Growing up, I never understood why some people didn`t care about school. I was constantly bombarded with the message that academics and learning were paramount, and while fun was important, my responsibility as a child was to learn. Partly intentionally, partly subconsciously, my parents clearly instilled learning and education as one of my core values through their actions and example. Looking back, I see how it goes beyond the household. Growing up in the suburbs of Philadelphia and Washington DC, I was raised in an environment that nurtured curiosity and a love of learning in a way that family alone could not do, and only looking back am I able to understand how cultural and environmental factors influenced my education.
I cannot remember a moment or any particular event which sparked my love of learning. If anything, it has always seemed natural to me. Both of my parents and most of my aunts and uncles had graduate degrees, it was implicitly expected that I would go to college at the very least, if not graduate school. The subject of college admissions was occasionally broached in middle school, and the idea that I should make myself attractive to admissions committees was well established by the time I started high school. I use the passive here, for which my high school teachers would be appalled, because I genuinely do not remember where these ideas originated. My parents were certainly one source, but peers, teachers, and the media I consumed all treated education with near reverence. My high school was filled with students from similar backgrounds to me, the teachers were engaged, and coming from one of the wealthiest school districts in Maryland, the school was well funded.
I slowly began to understand the role that my culture played in shaping my education. This role, like culture itself, is amorphous, and while I would be hard pressed to prove exactly how my culture shaped my education, its effects are clear. Raised in a culture that valued education, I internalized this value. For the millions who grow up with the message that learning is secondary, futile, or simply not valuable, it is hard to actively pursue and prioritize education. When I got to college, I found that most of my classmates came from similar backgrounds as I did. Those who did come from less well-off families tended to have parents or caregivers who put education first even if their peers did not and their schools were less than adequate.
The subject of schooling in inherent in the discourse around economic inequality. Poorer students tend to perform worse on standardized tests and lag being their wealthier peers in educational achievement.

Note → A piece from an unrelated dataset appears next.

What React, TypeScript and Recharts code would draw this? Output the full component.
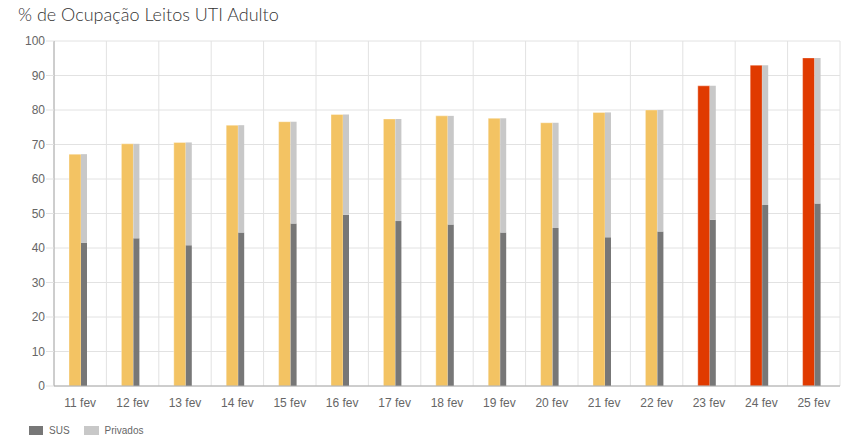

The role of culture, while a sensitive topic, and nearly impossible to quantify, should not be ignored. If a child does not learn the value of education at home, and goes to underfunded schools where many teachers fail to engage them, only the most extraordinary and motivated students will be able to flourish. If a child grows up in an environment that encourages and incentivizes learning, as I was privileged to, they seem far more likely to love learning. I never understood why some people didn`t care about school. To some degree, I find it hard to understand the mindset of people who put little to no value on education, but a better understanding of how their culture shaped them allows me to better empathize. It is far from a complete solution, but cultural hints in media and schools could help more children fall in love with learning, and improve access at all levels.